# passing time a different pass



## gigability (May 6, 2014)

went gin last night just a different pass, pretty much the same results.most ofthe flounder come on the little itty bitty incoming tide.tide started going out went to a river mouth, some fish there too.little bigger avg. its time ,went to stick a flounder came up with two did not see the other one the coolest thing.two fer one.a surprise , Jim Cosson double stack. i was not out as long as i have been earlier in the week.The double stick was 8 lbs of fish.gig on


----------



## Bravo87 (Jun 19, 2014)

Wow!


----------



## JuanC (Sep 18, 2014)

Now thats a load of fish.


----------



## gigability (May 6, 2014)

JuanC said:


> Now thats a load of fish.


no that is half a load wait one more month


----------



## GROUPERKING (Sep 28, 2011)

Nice !


----------



## BananaTom (Feb 16, 2008)

Where do you find all these fish?


----------



## Night Wing (May 16, 2011)

From looking at all the fish, looks like the action was hot and heavy. :thumbsup:

Thanks for sharing.


----------



## gigability (May 6, 2014)

I would tell ya ,but then i would have to kill ya ...lol because i dont want this to look like Pensacola or pickins, just remember i fish in a galaxy far far away...


----------



## drifterfisher (Oct 9, 2009)

I have to know.
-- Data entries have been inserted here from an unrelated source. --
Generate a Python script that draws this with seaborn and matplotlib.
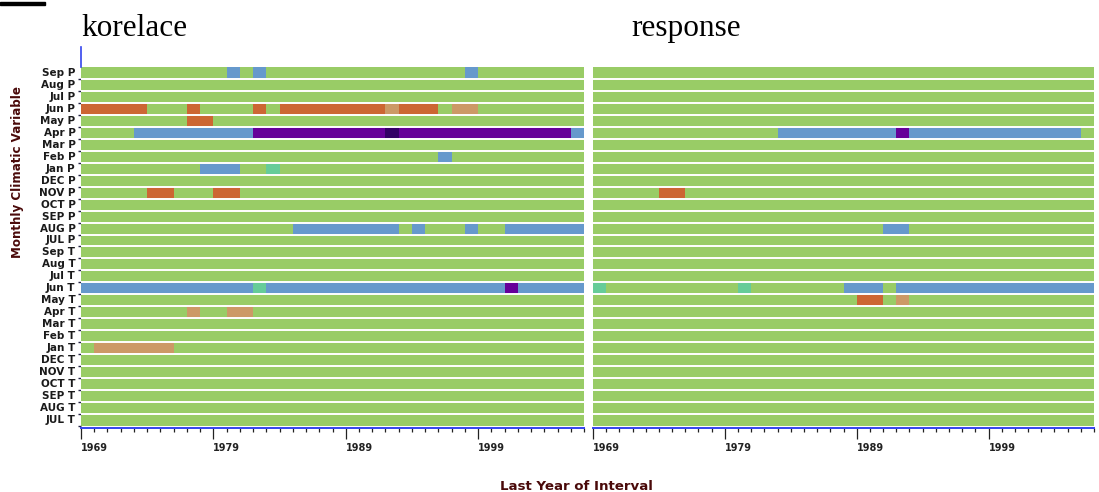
import numpy as np
import pandas as pd
import matplotlib
matplotlib.use("Agg")
import matplotlib.pyplot as plt
from matplotlib.colors import ListedColormap
from matplotlib.patches import Rectangle
import seaborn as sns

# ---------------- data ----------------
rows = ["Sep P", "Aug P", "Jul P", "Jun P", "May P", "Apr P", "Mar P", "Feb P", "Jan P",
        "DEC P", "NOV P", "OCT P", "SEP P", "AUG P", "JUL P", "Sep T", "Aug T", "Jul T",
        "Jun T", "May T", "Apr T", "Mar T", "Feb T", "Jan T", "DEC T", "NOV T", "OCT T",
        "SEP T", "AUG T", "JUL T"]
years = list(range(1969, 2007))          # 38 intervals (last year of interval)
tick_years = [1969, 1979, 1989, 1999]

# class codes: 0 green, 1 blue, 2 purple, 3 dark purple, 4 teal, 5 orange, 6 tan
class_colors = ["#99cc66", "#6699cc", "#660099", "#330066", "#66cc99", "#cc6633", "#cc9966"]
code = {"g": 0, "b": 1, "p": 2, "d": 3, "t": 4, "o": 5, "n": 6}

# segments: (first_year, last_year, class)
korelace = {
    "Sep P": [(1980, 1980, "b"), (1982, 1982, "b"), (1998, 1998, "b")],
    "Jun P": [(1969, 1973, "o"), (1977, 1977, "o"), (1982, 1982, "o"), (1984, 1991, "o"),
              (1992, 1992, "n"), (1993, 1995, "o"), (1997, 1998, "n")],
    "May P": [(1977, 1978, "o")],
    "Apr P": [(1973, 1981, "b"), (1982, 1991, "p"), (1992, 1992, "d"), (1993, 2005, "p"),
              (2006, 2006, "b")],
    "Feb P": [(1996, 1996, "b")],
    "Jan P": [(1978, 1980, "b"), (1983, 1983, "t")],
    "NOV P": [(1974, 1975, "o"), (1979, 1980, "o")],
    "AUG P": [(1985, 1992, "b"), (1994, 1994, "b"), (1998, 1998, "b"), (2001, 2006, "b")],
    "Jun T": [(1969, 1981, "b"), (1982, 1982, "t"), (1983, 2000, "b"), (2001, 2001, "p"),
              (2002, 2006, "b")],
    "Apr T": [(1977, 1977, "n"), (1980, 1981, "n")],
    "Jan T": [(1970, 1975, "n")],
}
response = {
    "Apr P": [(1983, 1991, "b"), (1992, 1992, "p"), (1993, 2005, "b")],
    "NOV P": [(1974, 1975, "o")],
    "AUG P": [(1991, 1992, "b")],
    "Jun T": [(1969, 1969, "t"), (1980, 1980, "t"), (1988, 1990, "b"), (1992, 2006, "b")],
    "May T": [(1989, 1990, "o"), (1992, 1992, "n")],
}
titles = ["korelace", "response"]


def build(segs):
    df = pd.DataFrame(0, index=rows, columns=years)
    for r, lst in segs.items():
        for a, b, c in lst:
            df.loc[r, a:b] = code[c]
    return df


# ---------------- figure ----------------
W, H = 1099, 492
fig = plt.figure(figsize=(W / 100, H / 100), dpi=100, facecolor="white")
cmap = ListedColormap(class_colors)
axis_blue = "#3344ee"
label_red = "#4a0a0a"

panel_x = [(81, 584), (593, 1094)]
top_px, bot_px = 47, 428
row_px = 12.0
extra_top = (67 - top_px) / row_px
extra_bot = (bot_px - 426) / row_px

for k, (data, (x0, x1)) in enumerate(zip([korelace, response], panel_x)):
    ax = fig.add_axes([x0 / W, 1 - bot_px / H, (x1 - x0) / W, (bot_px - top_px) / H])
    df = build(data)
    sns.heatmap(df, ax=ax, cmap=cmap, vmin=-0.5, vmax=len(class_colors) - 0.5,
                cbar=False, linewidths=0)
    n = len(rows)
    for i in range(1, n):
        ax.axhline(i, color="white", lw=1.4, zorder=3)
    ax.set_ylim(n + extra_bot, -extra_top)
    ax.set_xlim(0, len(years))

    # x axis
    ax.set_xticks([y - years[0] for y in tick_years])
    ax.set_xticklabels([str(y) for y in tick_years], rotation=0, ha="left",
                       fontsize=7, fontweight="bold", color="#222222")
    ax.set_xticks(np.arange(0, len(years) + 1), minor=True)
    ax.tick_params(axis="x", which="major", length=8, width=0.9, color="#222222",
                   pad=3, direction="out")
    ax.tick_params(axis="x", which="minor", length=2.6, width=0.9, color="#222222",
                   direction="out")
    ax.set_xlabel("")

    # y axis
    if k == 0:
        ax.set_yticks(np.arange(n) + 0.5)
        ax.set_yticklabels(rows, rotation=0, fontsize=7.5, fontweight="bold",
                           color="#1a1a1a")
        ax.set_yticks(np.arange(1, n + 1), minor=True)
        ax.tick_params(axis="y", which="major", length=0, pad=4)
        ax.tick_params(axis="y", which="minor", length=2.5, width=1.0, color="#222244")
    else:
        ax.set_yticks([])
    ax.set_ylabel("")

    for s in ax.spines.values():
        s.set_visible(False)
    ax.spines["bottom"].set_visible(True)
    ax.spines["bottom"].set_color(axis_blue)
    ax.spines["bottom"].set_linewidth(1.4)
    if k == 0:
        ax.spines["left"].set_visible(True)
        ax.spines["left"].set_color(axis_blue)
        ax.spines["left"].set_linewidth(1.2)
        ax.spines["left"].set_bounds(-extra_top, 0)

    fig.text(x0 / W if k == 0 else 631 / W, 1 - 36 / H, titles[k],
             family="Liberation Serif", fontsize=22.5, color="black",
             ha="left", va="baseline")

fig.text(18 / W, 1 - 172 / H, "Monthly Climatic Variable", rotation=90,
         fontsize=8.6, fontweight="bold", color=label_red, ha="center", va="center")
fig.text(576 / W, 1 - 486 / H, "Last Year of Interval", fontsize=9.6,
         fontweight="bold", color=label_red, ha="center", va="center")
fig.add_artist(Rectangle((0, 1 - 5 / H), 45 / W, 3 / H, transform=fig.transFigure,
                         color="black"))

fig.savefig("out.png", dpi=100, facecolor="white")
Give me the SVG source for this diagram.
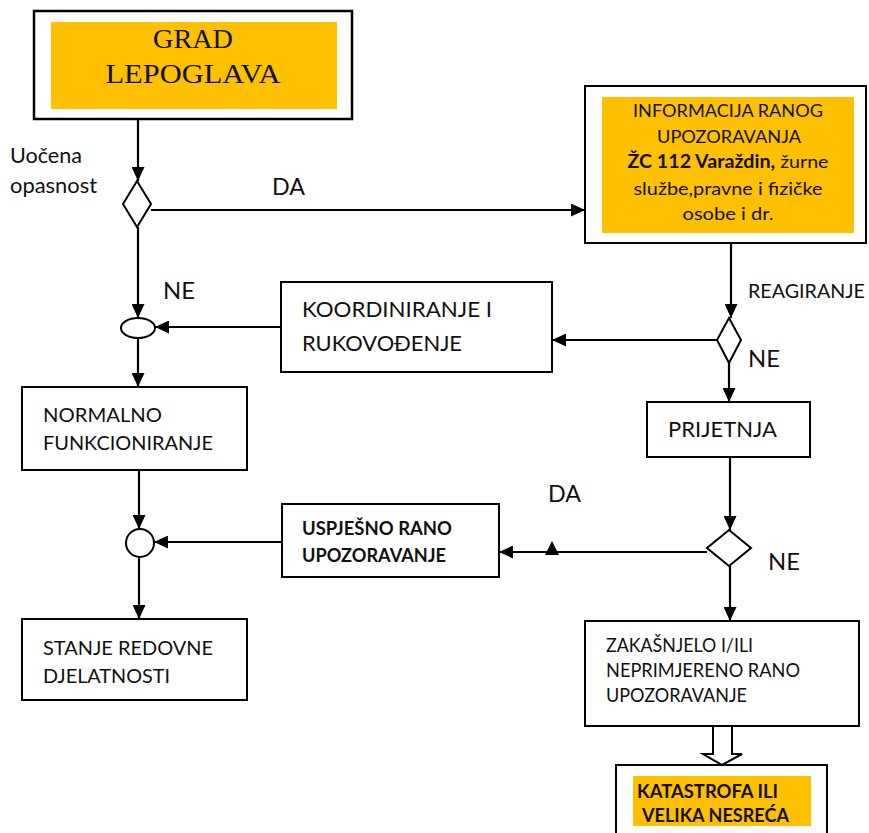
<svg xmlns="http://www.w3.org/2000/svg" width="869" height="833" viewBox="0 0 869 833">
<defs>
<marker id="ah" markerUnits="userSpaceOnUse" markerWidth="15" markerHeight="13" refX="14" refY="6.5" orient="auto">
<path d="M0,0 L14,6.5 L0,13 z" fill="#000"/>
</marker>
<style>
.box{fill:#fff;stroke:#000;stroke-width:2}
.org{fill:#FFC000}
.sh{fill:#fff;stroke:#000;stroke-width:2}
.c{fill:none;stroke:#000;stroke-width:2.2;marker-end:url(#ah)}
.t{font-family:Lato,"Open Sans",sans-serif;font-size:20px;fill:#111}
.b{font-family:Lato,"Open Sans",sans-serif;font-size:18.5px;font-weight:bold;fill:#111}
.big{font-family:Lato,"Open Sans",sans-serif;font-size:24px;fill:#111}
.s{font-family:"Liberation Serif",serif;font-size:28px;fill:#111;text-anchor:middle}
</style>
</defs>
<rect width="869" height="833" fill="#fff"/>

<g id="grad">
<rect x="34" y="11" width="318" height="108" fill="#fff" stroke="#000" stroke-width="2.5"/>
<rect class="org" x="51" y="22" width="286" height="87"/>
<text class="s" x="193" y="48" textLength="80" lengthAdjust="spacingAndGlyphs">GRAD</text>
<text class="s" x="193" y="83" textLength="175" lengthAdjust="spacingAndGlyphs">LEPOGLAVA</text>
</g>

<g id="d1">
<polygon class="sh" points="137,181 151,204 137,227 123,204"/>
<text class="t" style="font-size:21px" x="10" y="163" textLength="72" lengthAdjust="spacingAndGlyphs">Uočena</text>
<text class="t" style="font-size:21px" x="10" y="193" textLength="87" lengthAdjust="spacingAndGlyphs">opasnost</text>
</g>

<g id="info">
<rect class="box" x="585" y="86" width="281" height="157"/>
<rect class="org" x="602" y="97" width="252" height="136"/>
<g class="t" style="font-size:18px" text-anchor="middle">
<text x="728" y="117" textLength="190" lengthAdjust="spacingAndGlyphs">INFORMACIJA RANOG</text>
<text x="729" y="143" textLength="144" lengthAdjust="spacingAndGlyphs">UPOZORAVANJA</text>
<text x="728" y="168" textLength="201" lengthAdjust="spacingAndGlyphs"><tspan font-weight="bold">ŽC 112 Varaždin,</tspan> žurne</text>
<text x="728" y="195" textLength="189" lengthAdjust="spacingAndGlyphs">službe,pravne i fizičke</text>
<text x="728" y="220" textLength="91" lengthAdjust="spacingAndGlyphs">osobe i dr.</text>
</g>
</g>

<g id="d2">
<polygon class="sh" points="729,318 741,340 729,363 717,340"/>
</g>

<g id="koord">
<rect class="box" x="281" y="282" width="271" height="90"/>
<text class="t" style="font-size:21px" x="302" y="317" textLength="190" lengthAdjust="spacingAndGlyphs">KOORDINIRANJE I</text>
<text class="t" style="font-size:21px" x="302" y="351" textLength="160" lengthAdjust="spacingAndGlyphs">RUKOVOĐENJE</text>
</g>

<g id="e1">
<ellipse class="sh" cx="138" cy="328" rx="17" ry="10"/>
</g>

<g id="normalno">
<rect class="box" x="22" y="387" width="225" height="83"/>
<text class="t" x="43" y="422" textLength="119" lengthAdjust="spacingAndGlyphs">NORMALNO</text>
<text class="t" x="43" y="450" textLength="170" lengthAdjust="spacingAndGlyphs">FUNKCIONIRANJE</text>
</g>

<g id="prijetnja">
<rect class="box" x="647" y="402" width="163" height="55"/>
<text class="t" style="font-size:21px" x="668" y="437" textLength="109" lengthAdjust="spacingAndGlyphs">PRIJETNJA</text>
</g>

<g id="d3">
<polygon class="sh" points="729,530 751,548 729,566 707,548"/>
</g>

<g id="c1">
<circle class="sh" cx="140" cy="543" r="14"/>
</g>

<g id="uspjesno">
<rect class="box" x="282" y="504" width="217" height="73"/>
<text class="b" x="302" y="535" textLength="150" lengthAdjust="spacingAndGlyphs">USPJEŠNO RANO</text>
<text class="b" x="302" y="562" textLength="144" lengthAdjust="spacingAndGlyphs">UPOZORAVANJE</text>
</g>

<g id="stanje">
<rect class="box" x="22" y="619" width="225" height="81"/>
<text class="t" x="43" y="655" textLength="170" lengthAdjust="spacingAndGlyphs">STANJE REDOVNE</text>
<text class="t" x="43" y="683" textLength="127" lengthAdjust="spacingAndGlyphs">DJELATNOSTI</text>
</g>

<g id="zak">
<rect class="box" x="585" y="621" width="274" height="105"/>
<text class="t" x="606" y="652" textLength="147" lengthAdjust="spacingAndGlyphs">ZAKAŠNJELO I/ILI</text>
<text class="t" x="606" y="677" textLength="194" lengthAdjust="spacingAndGlyphs">NEPRIMJERENO RANO</text>
<text class="t" x="606" y="702" textLength="141" lengthAdjust="spacingAndGlyphs">UPOZORAVANJE</text>
</g>

<g id="katastrofa">
<rect class="box" x="616" y="765" width="211" height="80"/>
<rect class="org" x="633" y="776" width="178" height="50"/>
<text class="b" x="637" y="798" textLength="141" lengthAdjust="spacingAndGlyphs">KATASTROFA ILI</text>
<text class="b" x="642" y="822" textLength="147" lengthAdjust="spacingAndGlyphs">VELIKA NESREĆA</text>
</g>

<g id="connectors">
<path class="c" d="M138,119 V181"/>
<path class="c" d="M151,210 H585"/>
<path class="c" d="M138,227 V318"/>
<path class="c" d="M281,327 H155"/>
<path class="c" d="M138,338 V387"/>
<path class="c" d="M139,470 V529"/>
<path class="c" d="M282,542 H154"/>
<path class="c" d="M139,557 V619"/>
<path class="c" d="M731,243 V318"/>
<path class="c" d="M717,340 H552"/>
<path class="c" d="M729,363 V402"/>
<path class="c" d="M730,457 V530"/>
<path class="c" d="M707,552 H499"/>
<path class="c" d="M730,566 V621"/>
<polygon points="552,541 559,555 545,555" fill="#000"/>
<polygon points="713,726 732,726 732,754 742,754 722,765 703,754 713,754" fill="#fff" stroke="#000" stroke-width="2"/>
<text class="big" x="272" y="195" textLength="33" lengthAdjust="spacingAndGlyphs">DA</text>
<text class="big" x="163" y="299" textLength="32" lengthAdjust="spacingAndGlyphs">NE</text>
<text class="t" x="748" y="298" textLength="117" lengthAdjust="spacingAndGlyphs">REAGIRANJE</text>
<text class="big" x="748" y="367" textLength="32" lengthAdjust="spacingAndGlyphs">NE</text>
<text class="big" x="548" y="502" textLength="33" lengthAdjust="spacingAndGlyphs">DA</text>
<text class="big" x="768" y="570" textLength="32" lengthAdjust="spacingAndGlyphs">NE</text>
</g>
</svg>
Why are you sticking croakers? Do people buy them for bait or food?


----------



## gigability (May 6, 2014)

Drifterfisher...I get paid for them every little bit helps to make a good check..Are you killing them ? reports of big fish over there..


----------



## spinfactor (Sep 22, 2013)

Another nice catch. My wife loves those croakers so I can see that.


----------



## drifterfisher (Oct 9, 2009)

gigability said:


> Drifterfisher...I get paid for them every little bit helps to make a good check..Are you killing them ? reports of big fish over there..


No big fish yet for me....numbers are growing though. Plenty of cookie cutter gulfies in the 14"-16" range. I really want to find some southerns. I did see a pic from 2 weekends ago of a large one.


----------